## Written problem:
Would you repeat the listing exactly but omit every picture?

## Data lines:
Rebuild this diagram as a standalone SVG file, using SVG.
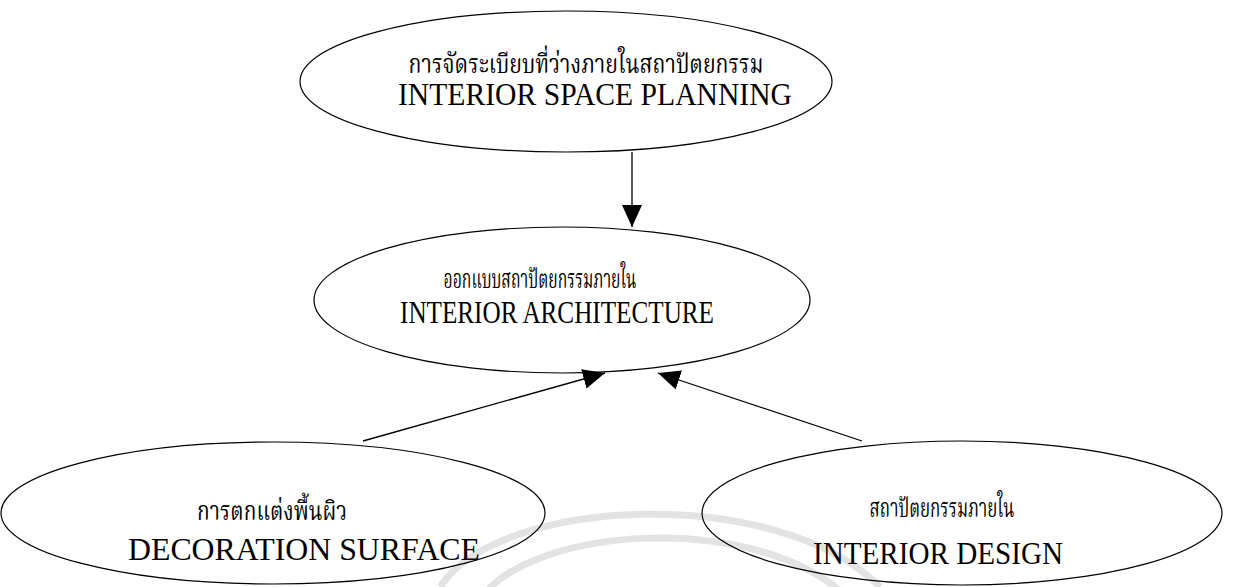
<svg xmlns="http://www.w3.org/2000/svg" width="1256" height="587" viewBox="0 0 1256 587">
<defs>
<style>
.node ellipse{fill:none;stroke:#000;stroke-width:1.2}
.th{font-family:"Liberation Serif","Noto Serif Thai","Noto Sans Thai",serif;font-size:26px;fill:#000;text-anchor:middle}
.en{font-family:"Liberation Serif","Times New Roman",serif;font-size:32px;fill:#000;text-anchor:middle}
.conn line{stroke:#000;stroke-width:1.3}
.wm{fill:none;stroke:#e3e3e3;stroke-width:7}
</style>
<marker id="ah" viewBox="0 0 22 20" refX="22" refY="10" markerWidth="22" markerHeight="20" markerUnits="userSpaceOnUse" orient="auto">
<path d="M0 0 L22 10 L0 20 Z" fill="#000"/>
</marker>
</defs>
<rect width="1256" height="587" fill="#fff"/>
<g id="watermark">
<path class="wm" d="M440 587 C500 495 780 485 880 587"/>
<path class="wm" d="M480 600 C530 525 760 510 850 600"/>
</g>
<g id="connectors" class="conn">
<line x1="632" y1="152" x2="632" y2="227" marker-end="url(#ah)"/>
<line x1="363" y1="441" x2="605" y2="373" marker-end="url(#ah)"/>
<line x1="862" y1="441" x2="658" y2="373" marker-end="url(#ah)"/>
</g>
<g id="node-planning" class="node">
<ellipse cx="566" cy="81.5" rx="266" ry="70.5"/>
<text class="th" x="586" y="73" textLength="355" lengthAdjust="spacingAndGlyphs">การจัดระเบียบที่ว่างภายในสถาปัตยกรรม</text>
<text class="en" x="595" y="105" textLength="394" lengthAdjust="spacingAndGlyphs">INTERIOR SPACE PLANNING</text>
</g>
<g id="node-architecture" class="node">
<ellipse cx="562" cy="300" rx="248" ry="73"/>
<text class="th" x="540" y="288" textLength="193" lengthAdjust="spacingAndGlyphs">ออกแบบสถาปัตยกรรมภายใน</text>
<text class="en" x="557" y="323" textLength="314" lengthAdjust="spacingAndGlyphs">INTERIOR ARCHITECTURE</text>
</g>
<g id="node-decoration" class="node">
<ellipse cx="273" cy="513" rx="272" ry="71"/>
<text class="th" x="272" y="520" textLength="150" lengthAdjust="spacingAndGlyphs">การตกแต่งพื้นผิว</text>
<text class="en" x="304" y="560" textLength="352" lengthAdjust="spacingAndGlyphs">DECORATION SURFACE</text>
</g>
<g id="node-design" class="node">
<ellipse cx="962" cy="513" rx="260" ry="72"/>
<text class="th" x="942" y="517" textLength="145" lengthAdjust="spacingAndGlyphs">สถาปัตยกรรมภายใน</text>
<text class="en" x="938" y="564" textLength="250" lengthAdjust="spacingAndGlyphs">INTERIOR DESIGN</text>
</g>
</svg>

## Solution to this task:
Rebuild this diagram as a standalone SVG file, using SVG.
<svg xmlns="http://www.w3.org/2000/svg" width="1256" height="587" viewBox="0 0 1256 587">
<defs>
<style>
.node ellipse{fill:none;stroke:#000;stroke-width:1.2}
.th{font-family:"Liberation Serif","Noto Serif Thai","Noto Sans Thai",serif;font-size:26px;fill:#000;text-anchor:middle}
.en{font-family:"Liberation Serif","Times New Roman",serif;font-size:32px;fill:#000;text-anchor:middle}
.conn line{stroke:#000;stroke-width:1.3}
.wm{fill:none;stroke:#e3e3e3;stroke-width:7}
</style>
<marker id="ah" viewBox="0 0 22 20" refX="22" refY="10" markerWidth="22" markerHeight="20" markerUnits="userSpaceOnUse" orient="auto">
<path d="M0 0 L22 10 L0 20 Z" fill="#000"/>
</marker>
</defs>
<rect width="1256" height="587" fill="#fff"/>
<g id="watermark">
<path class="wm" d="M440 587 C500 495 780 485 880 587"/>
<path class="wm" d="M480 600 C530 525 760 510 850 600"/>
</g>
<g id="connectors" class="conn">
<line x1="632" y1="152" x2="632" y2="227" marker-end="url(#ah)"/>
<line x1="363" y1="441" x2="605" y2="373" marker-end="url(#ah)"/>
<line x1="862" y1="441" x2="658" y2="373" marker-end="url(#ah)"/>
</g>
<g id="node-planning" class="node">
<ellipse cx="566" cy="81.5" rx="266" ry="70.5"/>
<text class="th" x="586" y="73" textLength="355" lengthAdjust="spacingAndGlyphs">การจัดระเบียบที่ว่างภายในสถาปัตยกรรม</text>
<text class="en" x="595" y="105" textLength="394" lengthAdjust="spacingAndGlyphs">INTERIOR SPACE PLANNING</text>
</g>
<g id="node-architecture" class="node">
<ellipse cx="562" cy="300" rx="248" ry="73"/>
<text class="th" x="540" y="288" textLength="193" lengthAdjust="spacingAndGlyphs">ออกแบบสถาปัตยกรรมภายใน</text>
<text class="en" x="557" y="323" textLength="314" lengthAdjust="spacingAndGlyphs">INTERIOR ARCHITECTURE</text>
</g>
<g id="node-decoration" class="node">
<ellipse cx="273" cy="513" rx="272" ry="71"/>
<text class="th" x="272" y="520" textLength="150" lengthAdjust="spacingAndGlyphs">การตกแต่งพื้นผิว</text>
<text class="en" x="304" y="560" textLength="352" lengthAdjust="spacingAndGlyphs">DECORATION SURFACE</text>
</g>
<g id="node-design" class="node">
<ellipse cx="962" cy="513" rx="260" ry="72"/>
<text class="th" x="942" y="517" textLength="145" lengthAdjust="spacingAndGlyphs">สถาปัตยกรรมภายใน</text>
<text class="en" x="938" y="564" textLength="250" lengthAdjust="spacingAndGlyphs">INTERIOR DESIGN</text>
</g>
</svg>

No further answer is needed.